* INFORMATION PROVIDED

------------------------------------------------------------------------

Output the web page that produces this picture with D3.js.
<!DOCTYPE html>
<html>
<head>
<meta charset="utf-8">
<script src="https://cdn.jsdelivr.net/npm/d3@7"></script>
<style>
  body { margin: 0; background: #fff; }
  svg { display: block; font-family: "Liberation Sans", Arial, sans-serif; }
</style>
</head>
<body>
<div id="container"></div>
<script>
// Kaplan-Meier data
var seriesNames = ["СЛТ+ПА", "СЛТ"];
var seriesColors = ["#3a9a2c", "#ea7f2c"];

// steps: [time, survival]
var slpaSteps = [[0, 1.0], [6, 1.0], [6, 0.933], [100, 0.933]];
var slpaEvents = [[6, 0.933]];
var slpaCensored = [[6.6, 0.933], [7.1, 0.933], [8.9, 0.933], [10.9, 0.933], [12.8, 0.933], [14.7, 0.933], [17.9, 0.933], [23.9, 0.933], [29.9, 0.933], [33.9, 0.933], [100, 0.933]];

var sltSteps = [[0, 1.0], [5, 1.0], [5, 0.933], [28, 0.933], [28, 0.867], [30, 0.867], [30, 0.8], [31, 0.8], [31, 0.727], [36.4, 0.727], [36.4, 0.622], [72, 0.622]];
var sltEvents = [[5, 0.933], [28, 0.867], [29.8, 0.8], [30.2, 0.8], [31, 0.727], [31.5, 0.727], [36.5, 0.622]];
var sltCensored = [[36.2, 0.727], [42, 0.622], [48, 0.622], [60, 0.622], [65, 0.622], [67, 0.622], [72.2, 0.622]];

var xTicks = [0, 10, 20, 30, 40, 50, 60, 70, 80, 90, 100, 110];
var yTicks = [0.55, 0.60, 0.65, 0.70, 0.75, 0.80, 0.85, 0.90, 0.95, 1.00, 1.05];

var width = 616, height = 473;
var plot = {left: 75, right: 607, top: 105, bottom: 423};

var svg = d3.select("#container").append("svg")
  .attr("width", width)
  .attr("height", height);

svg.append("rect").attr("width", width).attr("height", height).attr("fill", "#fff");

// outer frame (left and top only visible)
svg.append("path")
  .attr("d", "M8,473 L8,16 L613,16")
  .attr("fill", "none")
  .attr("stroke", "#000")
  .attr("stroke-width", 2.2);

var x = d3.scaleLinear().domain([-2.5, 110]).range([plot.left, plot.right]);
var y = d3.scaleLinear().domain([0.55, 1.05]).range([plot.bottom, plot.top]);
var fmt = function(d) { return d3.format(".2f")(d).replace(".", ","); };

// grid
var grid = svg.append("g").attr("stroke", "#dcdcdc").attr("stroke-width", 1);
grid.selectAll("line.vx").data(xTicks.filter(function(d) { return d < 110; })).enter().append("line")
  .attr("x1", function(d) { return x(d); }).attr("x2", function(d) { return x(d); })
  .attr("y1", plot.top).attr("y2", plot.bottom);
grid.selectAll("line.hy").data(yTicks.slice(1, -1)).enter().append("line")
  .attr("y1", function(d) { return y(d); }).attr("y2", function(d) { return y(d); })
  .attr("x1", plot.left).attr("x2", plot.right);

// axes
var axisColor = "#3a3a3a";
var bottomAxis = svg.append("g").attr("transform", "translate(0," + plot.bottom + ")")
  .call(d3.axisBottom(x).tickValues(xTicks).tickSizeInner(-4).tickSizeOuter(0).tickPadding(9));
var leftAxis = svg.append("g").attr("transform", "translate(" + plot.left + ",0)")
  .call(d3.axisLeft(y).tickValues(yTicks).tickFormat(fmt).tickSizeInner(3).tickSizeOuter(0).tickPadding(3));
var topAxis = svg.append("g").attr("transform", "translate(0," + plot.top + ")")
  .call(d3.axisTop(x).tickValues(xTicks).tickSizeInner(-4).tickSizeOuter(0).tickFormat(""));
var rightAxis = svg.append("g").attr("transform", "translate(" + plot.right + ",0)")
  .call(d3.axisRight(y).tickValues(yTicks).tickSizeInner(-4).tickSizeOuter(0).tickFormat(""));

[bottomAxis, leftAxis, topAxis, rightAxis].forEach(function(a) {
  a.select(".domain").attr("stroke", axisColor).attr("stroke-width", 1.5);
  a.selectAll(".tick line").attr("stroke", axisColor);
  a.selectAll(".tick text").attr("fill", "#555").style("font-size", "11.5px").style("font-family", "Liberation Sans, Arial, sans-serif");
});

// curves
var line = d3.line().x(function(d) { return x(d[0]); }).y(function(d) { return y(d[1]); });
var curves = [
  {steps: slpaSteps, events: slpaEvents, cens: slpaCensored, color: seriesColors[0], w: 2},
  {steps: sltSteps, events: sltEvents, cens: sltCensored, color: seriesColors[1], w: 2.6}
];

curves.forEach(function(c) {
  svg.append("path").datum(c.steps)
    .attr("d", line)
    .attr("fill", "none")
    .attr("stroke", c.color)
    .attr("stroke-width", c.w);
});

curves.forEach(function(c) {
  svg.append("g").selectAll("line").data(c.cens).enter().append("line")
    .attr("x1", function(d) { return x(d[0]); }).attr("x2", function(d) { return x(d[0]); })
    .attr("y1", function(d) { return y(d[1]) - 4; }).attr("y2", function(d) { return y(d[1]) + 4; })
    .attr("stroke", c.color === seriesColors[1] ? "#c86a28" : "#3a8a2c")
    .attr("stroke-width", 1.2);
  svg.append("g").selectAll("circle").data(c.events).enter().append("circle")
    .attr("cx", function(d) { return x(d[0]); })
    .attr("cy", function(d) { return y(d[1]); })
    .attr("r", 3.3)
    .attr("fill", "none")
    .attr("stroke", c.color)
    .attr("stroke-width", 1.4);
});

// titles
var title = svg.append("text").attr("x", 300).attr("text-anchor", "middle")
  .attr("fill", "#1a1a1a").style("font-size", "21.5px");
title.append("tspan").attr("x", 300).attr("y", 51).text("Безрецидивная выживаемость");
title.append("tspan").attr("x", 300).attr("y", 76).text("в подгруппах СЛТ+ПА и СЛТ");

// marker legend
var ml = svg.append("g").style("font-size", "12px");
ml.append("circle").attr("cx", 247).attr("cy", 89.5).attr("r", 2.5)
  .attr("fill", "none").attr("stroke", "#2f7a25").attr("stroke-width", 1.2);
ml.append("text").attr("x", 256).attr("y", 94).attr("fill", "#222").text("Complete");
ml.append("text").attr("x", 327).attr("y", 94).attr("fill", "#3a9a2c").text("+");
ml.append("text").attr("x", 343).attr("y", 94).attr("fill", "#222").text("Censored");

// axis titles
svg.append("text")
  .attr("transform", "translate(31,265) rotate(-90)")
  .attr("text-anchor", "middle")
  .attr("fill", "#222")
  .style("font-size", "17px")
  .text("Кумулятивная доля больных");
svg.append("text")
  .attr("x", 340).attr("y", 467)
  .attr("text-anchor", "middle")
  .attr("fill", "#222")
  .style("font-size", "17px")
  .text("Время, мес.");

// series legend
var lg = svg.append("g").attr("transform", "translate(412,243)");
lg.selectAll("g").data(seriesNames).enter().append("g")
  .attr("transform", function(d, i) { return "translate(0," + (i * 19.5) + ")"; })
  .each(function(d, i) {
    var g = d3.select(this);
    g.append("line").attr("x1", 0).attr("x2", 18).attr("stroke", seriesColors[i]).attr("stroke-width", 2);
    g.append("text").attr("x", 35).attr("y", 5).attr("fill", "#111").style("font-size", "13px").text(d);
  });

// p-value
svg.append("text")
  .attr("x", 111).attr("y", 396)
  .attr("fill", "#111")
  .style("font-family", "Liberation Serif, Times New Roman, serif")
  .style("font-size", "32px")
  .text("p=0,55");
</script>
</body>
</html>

------------------------------------------------------------------------

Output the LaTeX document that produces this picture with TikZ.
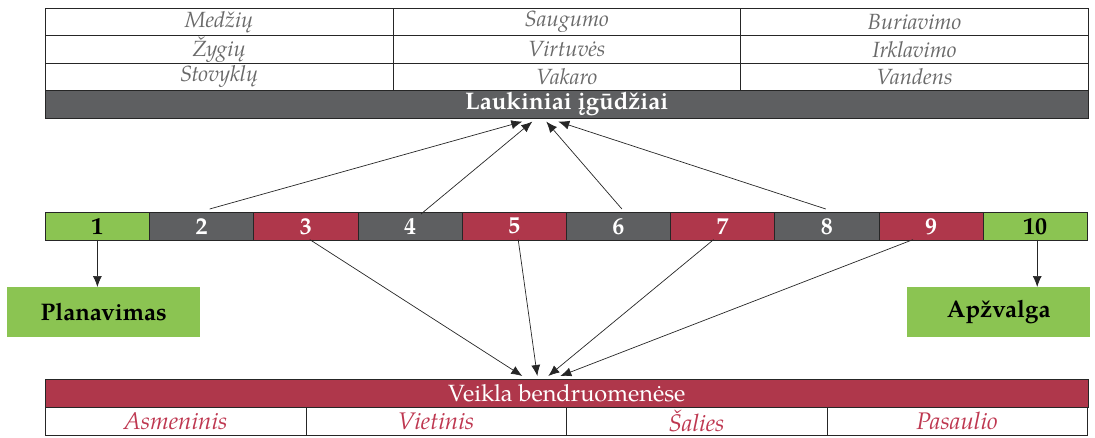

------------------------------------------------------------------------

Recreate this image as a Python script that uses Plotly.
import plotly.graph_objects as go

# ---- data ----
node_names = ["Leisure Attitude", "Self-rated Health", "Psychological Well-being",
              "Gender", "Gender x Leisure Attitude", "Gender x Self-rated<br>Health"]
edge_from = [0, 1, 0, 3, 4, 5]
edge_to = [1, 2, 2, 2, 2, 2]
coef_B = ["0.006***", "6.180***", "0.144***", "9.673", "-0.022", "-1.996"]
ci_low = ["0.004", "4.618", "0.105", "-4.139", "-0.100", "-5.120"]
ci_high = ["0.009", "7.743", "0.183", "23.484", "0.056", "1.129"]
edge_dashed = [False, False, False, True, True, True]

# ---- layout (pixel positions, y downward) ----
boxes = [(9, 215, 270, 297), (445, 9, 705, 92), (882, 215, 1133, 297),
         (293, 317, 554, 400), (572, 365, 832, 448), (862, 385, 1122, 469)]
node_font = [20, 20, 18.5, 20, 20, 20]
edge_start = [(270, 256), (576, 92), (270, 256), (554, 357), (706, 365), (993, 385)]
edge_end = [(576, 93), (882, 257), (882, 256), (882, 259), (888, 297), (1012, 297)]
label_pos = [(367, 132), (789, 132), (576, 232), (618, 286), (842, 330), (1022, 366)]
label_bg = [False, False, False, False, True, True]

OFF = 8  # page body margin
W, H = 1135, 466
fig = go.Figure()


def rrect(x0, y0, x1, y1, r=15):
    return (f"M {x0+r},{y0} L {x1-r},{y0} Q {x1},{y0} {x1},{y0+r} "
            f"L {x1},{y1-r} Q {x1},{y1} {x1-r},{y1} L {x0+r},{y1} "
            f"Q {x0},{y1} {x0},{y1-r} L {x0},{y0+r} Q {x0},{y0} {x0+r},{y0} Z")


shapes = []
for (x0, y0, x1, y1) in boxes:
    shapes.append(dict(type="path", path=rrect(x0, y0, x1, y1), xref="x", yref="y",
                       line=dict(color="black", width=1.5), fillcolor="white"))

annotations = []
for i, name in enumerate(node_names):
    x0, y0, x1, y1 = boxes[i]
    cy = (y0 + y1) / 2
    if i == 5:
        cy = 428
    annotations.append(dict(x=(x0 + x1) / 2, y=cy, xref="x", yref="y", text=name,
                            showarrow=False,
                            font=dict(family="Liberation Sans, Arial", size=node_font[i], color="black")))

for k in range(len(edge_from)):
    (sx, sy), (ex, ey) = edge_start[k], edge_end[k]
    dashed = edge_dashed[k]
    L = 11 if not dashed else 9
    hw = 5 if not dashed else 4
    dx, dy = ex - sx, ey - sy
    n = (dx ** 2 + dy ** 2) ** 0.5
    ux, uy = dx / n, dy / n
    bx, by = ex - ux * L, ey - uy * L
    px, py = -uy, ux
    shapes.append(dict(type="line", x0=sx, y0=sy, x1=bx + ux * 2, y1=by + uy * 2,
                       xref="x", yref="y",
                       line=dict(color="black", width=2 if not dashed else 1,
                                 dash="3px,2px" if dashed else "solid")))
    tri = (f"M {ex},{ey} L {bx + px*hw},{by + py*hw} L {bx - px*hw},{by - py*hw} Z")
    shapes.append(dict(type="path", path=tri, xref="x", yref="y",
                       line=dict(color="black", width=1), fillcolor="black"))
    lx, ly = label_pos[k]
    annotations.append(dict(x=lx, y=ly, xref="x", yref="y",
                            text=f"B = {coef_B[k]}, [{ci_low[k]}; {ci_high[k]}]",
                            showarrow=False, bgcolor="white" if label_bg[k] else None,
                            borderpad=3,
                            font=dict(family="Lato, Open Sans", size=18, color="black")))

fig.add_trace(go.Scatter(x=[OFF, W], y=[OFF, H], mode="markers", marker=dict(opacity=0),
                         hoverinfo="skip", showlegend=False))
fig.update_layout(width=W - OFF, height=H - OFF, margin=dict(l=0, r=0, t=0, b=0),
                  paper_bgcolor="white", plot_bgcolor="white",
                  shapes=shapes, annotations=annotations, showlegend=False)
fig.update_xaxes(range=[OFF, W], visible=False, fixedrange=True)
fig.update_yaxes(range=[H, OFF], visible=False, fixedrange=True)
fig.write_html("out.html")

------------------------------------------------------------------------

* WORK INSTRUCTIONS
Find all lines holding the string "with" and copy them.

* THE ANSWER
Output the web page that produces this picture with D3.js.
Output the LaTeX document that produces this picture with TikZ.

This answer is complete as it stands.